— start Listed records —

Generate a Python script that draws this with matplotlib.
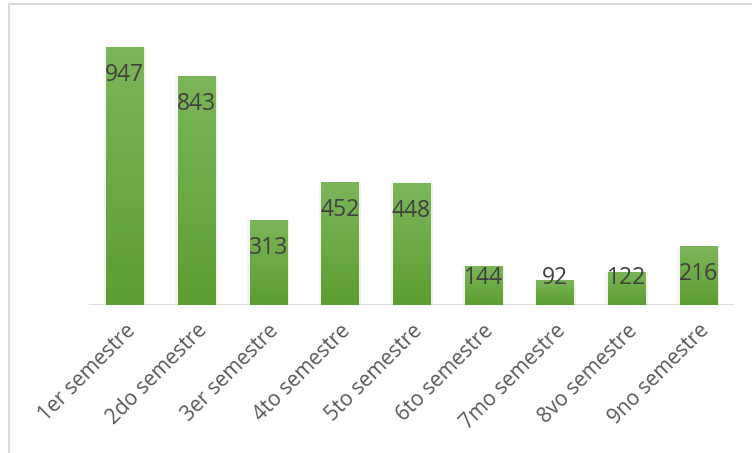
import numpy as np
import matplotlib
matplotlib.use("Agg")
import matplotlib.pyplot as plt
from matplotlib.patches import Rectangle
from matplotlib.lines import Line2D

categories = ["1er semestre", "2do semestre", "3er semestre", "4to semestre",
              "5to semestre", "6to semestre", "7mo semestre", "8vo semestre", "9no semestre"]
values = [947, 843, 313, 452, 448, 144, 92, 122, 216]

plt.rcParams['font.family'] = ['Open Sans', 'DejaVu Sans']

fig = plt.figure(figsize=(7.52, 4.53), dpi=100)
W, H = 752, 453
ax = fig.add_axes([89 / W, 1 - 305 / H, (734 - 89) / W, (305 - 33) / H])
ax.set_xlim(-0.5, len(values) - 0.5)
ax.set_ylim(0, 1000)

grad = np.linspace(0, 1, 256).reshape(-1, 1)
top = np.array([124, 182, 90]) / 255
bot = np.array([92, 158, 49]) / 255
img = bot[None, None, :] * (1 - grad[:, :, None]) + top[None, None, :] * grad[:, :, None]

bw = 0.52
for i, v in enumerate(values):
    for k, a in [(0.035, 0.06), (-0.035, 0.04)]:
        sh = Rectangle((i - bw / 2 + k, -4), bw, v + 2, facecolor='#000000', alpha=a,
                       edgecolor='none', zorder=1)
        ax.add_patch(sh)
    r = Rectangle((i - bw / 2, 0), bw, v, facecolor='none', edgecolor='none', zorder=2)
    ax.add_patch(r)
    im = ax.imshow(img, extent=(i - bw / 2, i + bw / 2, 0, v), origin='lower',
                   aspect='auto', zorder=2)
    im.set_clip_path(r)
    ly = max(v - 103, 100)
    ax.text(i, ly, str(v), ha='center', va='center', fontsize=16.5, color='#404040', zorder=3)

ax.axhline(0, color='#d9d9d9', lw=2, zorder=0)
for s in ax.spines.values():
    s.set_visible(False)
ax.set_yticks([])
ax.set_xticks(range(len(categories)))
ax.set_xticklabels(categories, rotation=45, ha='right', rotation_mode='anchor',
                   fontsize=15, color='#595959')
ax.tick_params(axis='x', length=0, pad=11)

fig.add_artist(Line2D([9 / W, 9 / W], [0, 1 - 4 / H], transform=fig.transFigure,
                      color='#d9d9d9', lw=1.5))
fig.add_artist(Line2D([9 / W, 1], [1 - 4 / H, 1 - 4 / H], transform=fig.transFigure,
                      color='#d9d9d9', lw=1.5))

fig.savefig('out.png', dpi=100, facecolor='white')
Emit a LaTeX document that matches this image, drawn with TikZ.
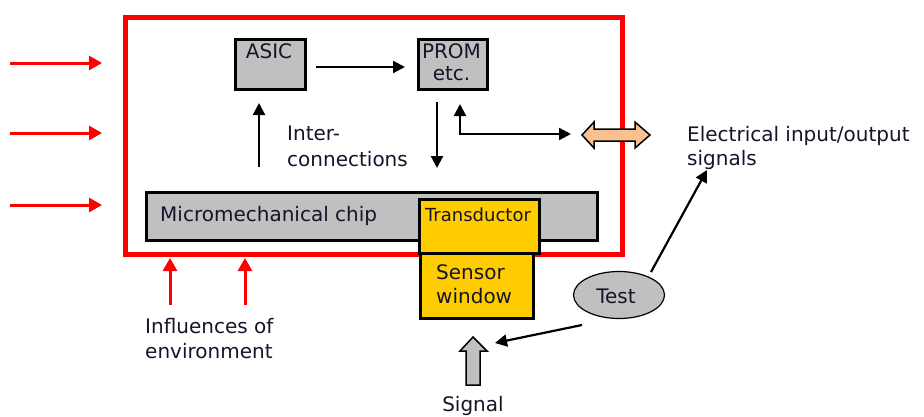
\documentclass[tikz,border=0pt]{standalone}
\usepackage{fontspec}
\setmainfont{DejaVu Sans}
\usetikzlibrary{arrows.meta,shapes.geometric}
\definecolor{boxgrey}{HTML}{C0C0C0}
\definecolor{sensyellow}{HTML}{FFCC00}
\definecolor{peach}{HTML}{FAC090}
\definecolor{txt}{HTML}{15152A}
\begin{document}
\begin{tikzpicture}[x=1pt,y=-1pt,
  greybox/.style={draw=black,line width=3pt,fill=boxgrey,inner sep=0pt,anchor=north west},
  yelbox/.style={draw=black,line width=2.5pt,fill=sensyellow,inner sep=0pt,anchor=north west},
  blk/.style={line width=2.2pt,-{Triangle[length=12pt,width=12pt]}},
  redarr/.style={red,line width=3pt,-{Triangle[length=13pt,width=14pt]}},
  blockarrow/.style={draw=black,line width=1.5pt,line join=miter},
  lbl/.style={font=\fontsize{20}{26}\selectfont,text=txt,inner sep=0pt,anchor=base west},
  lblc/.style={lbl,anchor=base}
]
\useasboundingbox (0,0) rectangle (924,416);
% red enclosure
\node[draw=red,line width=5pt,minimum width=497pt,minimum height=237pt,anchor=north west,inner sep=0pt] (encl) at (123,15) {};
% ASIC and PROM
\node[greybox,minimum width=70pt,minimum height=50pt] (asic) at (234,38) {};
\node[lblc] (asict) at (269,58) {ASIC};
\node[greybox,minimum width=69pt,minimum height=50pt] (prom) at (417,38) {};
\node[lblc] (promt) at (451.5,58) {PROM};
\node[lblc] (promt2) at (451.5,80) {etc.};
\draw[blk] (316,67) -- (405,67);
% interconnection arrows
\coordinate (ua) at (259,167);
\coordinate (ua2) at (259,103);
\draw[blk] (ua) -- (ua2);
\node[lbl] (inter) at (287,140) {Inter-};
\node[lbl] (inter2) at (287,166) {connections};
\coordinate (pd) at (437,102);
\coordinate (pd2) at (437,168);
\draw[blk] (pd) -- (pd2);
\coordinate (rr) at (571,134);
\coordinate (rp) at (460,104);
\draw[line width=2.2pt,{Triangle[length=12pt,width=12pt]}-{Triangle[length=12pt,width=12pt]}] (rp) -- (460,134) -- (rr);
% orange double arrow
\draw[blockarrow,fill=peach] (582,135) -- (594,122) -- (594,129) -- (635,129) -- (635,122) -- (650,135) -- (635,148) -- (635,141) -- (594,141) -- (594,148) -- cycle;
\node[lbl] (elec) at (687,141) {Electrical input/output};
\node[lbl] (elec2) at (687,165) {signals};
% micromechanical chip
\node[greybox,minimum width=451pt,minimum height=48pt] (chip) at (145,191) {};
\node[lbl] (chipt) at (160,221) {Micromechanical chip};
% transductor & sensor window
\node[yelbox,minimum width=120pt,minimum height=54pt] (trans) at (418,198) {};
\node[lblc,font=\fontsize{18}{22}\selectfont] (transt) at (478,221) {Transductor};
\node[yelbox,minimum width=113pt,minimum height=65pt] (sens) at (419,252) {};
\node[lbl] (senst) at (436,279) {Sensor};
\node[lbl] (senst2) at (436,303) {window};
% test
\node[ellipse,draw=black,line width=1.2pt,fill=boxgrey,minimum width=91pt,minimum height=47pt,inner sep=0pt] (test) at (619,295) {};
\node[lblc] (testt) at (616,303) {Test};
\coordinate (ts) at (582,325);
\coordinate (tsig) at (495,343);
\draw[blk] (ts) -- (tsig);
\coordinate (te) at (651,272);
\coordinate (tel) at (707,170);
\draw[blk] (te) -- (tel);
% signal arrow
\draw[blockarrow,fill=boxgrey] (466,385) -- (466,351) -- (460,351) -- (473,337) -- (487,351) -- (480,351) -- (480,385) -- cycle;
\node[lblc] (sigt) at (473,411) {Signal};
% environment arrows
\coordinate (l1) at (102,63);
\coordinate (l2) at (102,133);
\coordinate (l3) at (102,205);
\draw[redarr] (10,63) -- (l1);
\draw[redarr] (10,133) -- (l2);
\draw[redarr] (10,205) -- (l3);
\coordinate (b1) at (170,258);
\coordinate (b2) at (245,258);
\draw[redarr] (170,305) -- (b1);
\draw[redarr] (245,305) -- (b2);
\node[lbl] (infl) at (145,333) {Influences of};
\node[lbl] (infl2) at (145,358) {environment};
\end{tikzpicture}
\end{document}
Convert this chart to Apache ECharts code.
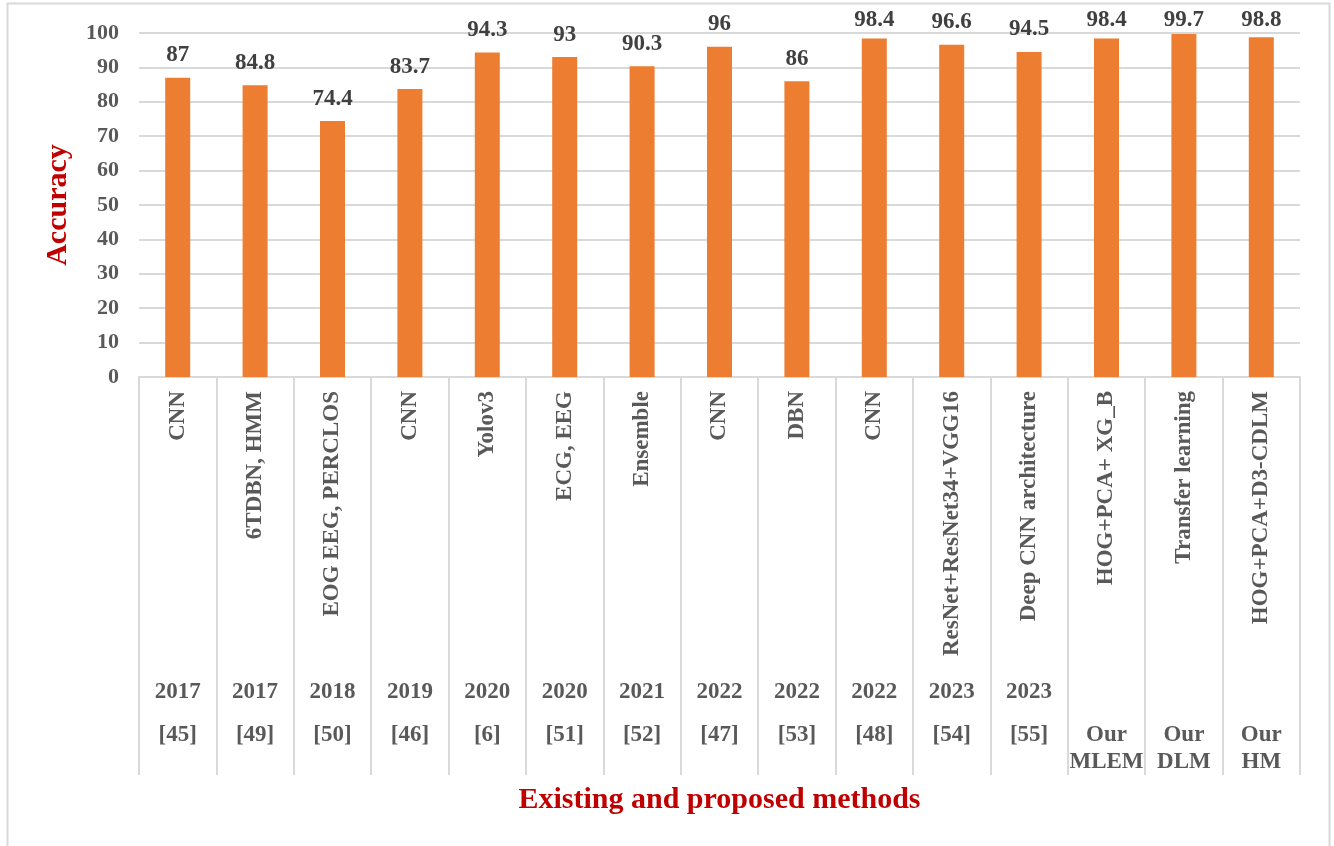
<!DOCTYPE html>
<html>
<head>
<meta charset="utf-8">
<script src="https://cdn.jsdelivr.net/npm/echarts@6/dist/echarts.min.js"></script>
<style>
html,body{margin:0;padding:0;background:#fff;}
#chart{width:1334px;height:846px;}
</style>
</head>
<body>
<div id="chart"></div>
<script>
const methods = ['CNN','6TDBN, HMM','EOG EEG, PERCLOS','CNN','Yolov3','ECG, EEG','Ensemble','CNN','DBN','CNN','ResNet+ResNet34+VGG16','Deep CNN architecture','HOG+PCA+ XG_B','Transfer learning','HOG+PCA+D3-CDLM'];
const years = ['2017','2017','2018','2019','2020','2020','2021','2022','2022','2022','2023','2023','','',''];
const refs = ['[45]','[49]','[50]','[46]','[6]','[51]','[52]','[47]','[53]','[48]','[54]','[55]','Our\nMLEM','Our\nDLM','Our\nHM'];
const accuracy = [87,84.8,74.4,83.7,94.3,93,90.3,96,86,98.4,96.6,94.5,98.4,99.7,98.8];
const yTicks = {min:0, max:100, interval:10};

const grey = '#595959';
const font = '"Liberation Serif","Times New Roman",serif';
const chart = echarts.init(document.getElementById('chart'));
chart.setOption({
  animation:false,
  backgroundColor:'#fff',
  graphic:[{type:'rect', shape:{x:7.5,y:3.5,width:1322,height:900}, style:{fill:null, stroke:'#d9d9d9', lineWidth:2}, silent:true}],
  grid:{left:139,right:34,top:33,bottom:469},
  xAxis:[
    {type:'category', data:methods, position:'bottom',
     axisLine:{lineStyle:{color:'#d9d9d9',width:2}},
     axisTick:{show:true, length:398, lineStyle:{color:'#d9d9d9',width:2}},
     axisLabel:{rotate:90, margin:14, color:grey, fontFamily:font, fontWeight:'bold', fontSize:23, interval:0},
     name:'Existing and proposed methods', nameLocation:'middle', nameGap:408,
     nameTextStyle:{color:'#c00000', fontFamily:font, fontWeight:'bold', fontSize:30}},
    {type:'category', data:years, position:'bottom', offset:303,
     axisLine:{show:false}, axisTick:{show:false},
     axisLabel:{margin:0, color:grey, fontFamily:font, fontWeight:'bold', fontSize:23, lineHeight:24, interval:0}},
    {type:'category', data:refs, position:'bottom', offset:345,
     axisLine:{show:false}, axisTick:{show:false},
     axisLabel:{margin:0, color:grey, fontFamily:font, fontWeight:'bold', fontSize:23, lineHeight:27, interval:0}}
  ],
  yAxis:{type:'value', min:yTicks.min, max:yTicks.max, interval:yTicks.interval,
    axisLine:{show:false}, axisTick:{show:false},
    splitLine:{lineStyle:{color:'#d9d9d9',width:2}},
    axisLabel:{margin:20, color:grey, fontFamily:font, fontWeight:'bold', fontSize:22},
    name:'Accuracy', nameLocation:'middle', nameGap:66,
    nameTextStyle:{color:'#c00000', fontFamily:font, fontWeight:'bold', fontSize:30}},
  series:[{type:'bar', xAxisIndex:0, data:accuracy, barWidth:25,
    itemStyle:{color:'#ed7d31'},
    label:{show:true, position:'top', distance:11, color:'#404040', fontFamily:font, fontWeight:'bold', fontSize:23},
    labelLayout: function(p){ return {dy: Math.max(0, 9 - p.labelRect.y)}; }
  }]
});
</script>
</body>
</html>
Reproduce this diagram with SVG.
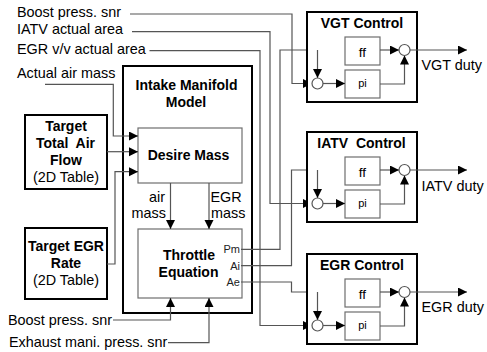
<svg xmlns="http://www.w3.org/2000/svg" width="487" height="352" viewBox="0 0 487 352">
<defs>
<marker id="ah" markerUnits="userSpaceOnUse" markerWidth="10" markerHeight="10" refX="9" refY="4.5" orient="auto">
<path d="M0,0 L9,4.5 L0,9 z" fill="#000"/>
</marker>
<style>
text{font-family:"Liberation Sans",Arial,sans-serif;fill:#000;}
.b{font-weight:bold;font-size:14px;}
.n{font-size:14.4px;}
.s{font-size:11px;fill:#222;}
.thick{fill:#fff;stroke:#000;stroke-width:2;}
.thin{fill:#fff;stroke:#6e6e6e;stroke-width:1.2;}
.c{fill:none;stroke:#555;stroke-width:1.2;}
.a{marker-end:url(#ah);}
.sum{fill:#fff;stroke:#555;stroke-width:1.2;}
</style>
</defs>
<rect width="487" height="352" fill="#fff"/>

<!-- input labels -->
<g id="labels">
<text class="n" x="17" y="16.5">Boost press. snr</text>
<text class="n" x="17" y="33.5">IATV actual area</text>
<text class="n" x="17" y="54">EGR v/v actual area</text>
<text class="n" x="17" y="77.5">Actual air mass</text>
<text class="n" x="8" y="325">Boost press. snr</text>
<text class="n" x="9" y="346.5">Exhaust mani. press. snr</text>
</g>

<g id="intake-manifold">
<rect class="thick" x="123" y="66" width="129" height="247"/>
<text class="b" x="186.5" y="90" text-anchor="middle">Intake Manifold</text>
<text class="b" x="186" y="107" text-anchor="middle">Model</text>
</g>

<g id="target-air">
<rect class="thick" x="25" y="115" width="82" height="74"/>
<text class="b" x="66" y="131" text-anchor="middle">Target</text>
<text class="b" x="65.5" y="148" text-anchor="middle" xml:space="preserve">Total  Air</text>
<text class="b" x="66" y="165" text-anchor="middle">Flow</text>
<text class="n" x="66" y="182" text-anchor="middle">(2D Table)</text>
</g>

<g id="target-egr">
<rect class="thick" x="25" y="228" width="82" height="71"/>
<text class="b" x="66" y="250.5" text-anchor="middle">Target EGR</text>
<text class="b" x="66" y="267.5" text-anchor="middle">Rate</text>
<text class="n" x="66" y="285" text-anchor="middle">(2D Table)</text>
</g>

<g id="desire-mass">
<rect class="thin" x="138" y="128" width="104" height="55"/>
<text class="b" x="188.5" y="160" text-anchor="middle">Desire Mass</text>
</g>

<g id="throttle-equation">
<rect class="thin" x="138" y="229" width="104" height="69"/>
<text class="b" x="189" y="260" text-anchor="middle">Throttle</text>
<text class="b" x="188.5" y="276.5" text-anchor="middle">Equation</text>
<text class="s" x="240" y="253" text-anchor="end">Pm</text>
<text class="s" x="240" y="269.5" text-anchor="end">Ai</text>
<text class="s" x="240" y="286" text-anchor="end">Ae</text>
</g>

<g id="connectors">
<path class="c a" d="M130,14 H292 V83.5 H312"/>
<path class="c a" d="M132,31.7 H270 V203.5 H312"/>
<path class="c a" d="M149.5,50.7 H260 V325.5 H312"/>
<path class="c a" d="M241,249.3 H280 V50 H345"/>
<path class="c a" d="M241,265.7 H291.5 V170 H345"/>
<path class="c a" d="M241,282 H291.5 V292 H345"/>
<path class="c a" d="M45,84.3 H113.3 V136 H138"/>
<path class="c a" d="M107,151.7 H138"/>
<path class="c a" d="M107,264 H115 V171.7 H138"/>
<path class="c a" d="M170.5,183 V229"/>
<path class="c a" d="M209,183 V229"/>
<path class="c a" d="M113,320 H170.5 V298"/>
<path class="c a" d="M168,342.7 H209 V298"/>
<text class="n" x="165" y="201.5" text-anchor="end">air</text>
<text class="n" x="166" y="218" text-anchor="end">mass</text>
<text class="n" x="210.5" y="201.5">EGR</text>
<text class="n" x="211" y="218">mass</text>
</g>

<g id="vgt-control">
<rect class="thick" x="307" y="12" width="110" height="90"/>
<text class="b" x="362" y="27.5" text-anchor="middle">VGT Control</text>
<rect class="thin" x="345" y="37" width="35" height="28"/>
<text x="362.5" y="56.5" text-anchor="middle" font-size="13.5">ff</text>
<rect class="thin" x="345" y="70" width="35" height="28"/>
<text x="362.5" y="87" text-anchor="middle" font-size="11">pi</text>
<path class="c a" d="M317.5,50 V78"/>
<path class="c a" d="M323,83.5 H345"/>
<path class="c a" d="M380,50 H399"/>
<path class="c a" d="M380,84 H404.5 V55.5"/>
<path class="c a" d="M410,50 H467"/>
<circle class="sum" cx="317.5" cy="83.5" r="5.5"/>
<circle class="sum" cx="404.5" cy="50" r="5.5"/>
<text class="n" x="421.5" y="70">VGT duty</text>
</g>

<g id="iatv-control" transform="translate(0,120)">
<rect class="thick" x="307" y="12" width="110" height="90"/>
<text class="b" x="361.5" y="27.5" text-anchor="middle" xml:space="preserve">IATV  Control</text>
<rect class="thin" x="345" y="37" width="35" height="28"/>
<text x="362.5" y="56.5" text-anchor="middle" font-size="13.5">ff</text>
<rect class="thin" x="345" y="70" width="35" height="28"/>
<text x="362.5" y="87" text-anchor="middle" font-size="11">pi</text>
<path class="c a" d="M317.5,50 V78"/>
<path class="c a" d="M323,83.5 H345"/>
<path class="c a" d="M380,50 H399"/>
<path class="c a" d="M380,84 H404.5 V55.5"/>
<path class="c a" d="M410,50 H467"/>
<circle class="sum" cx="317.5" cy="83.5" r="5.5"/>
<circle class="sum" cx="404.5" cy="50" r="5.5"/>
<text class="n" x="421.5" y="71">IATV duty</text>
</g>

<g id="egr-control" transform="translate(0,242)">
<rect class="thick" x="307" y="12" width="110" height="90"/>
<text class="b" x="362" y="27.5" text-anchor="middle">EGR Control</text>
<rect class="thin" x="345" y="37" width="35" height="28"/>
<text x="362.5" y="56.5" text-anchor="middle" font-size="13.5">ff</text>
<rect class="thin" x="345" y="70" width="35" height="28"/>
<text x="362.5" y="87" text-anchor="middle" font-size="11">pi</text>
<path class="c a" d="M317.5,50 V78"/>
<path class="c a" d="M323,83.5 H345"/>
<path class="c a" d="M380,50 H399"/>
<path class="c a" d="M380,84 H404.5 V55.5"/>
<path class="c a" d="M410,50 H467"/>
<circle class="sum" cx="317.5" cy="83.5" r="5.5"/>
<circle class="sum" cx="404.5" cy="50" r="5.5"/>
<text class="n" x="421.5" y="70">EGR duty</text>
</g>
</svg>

— end Listed records —

Reproduce, word for word, every line from the start of the records down to and including the line with "from matplotlib.lines import Line2D"; skip the pictures.

* Response to this task:
Generate a Python script that draws this with matplotlib.
import numpy as np
import matplotlib
matplotlib.use("Agg")
import matplotlib.pyplot as plt
from matplotlib.patches import Rectangle
from matplotlib.lines import Line2D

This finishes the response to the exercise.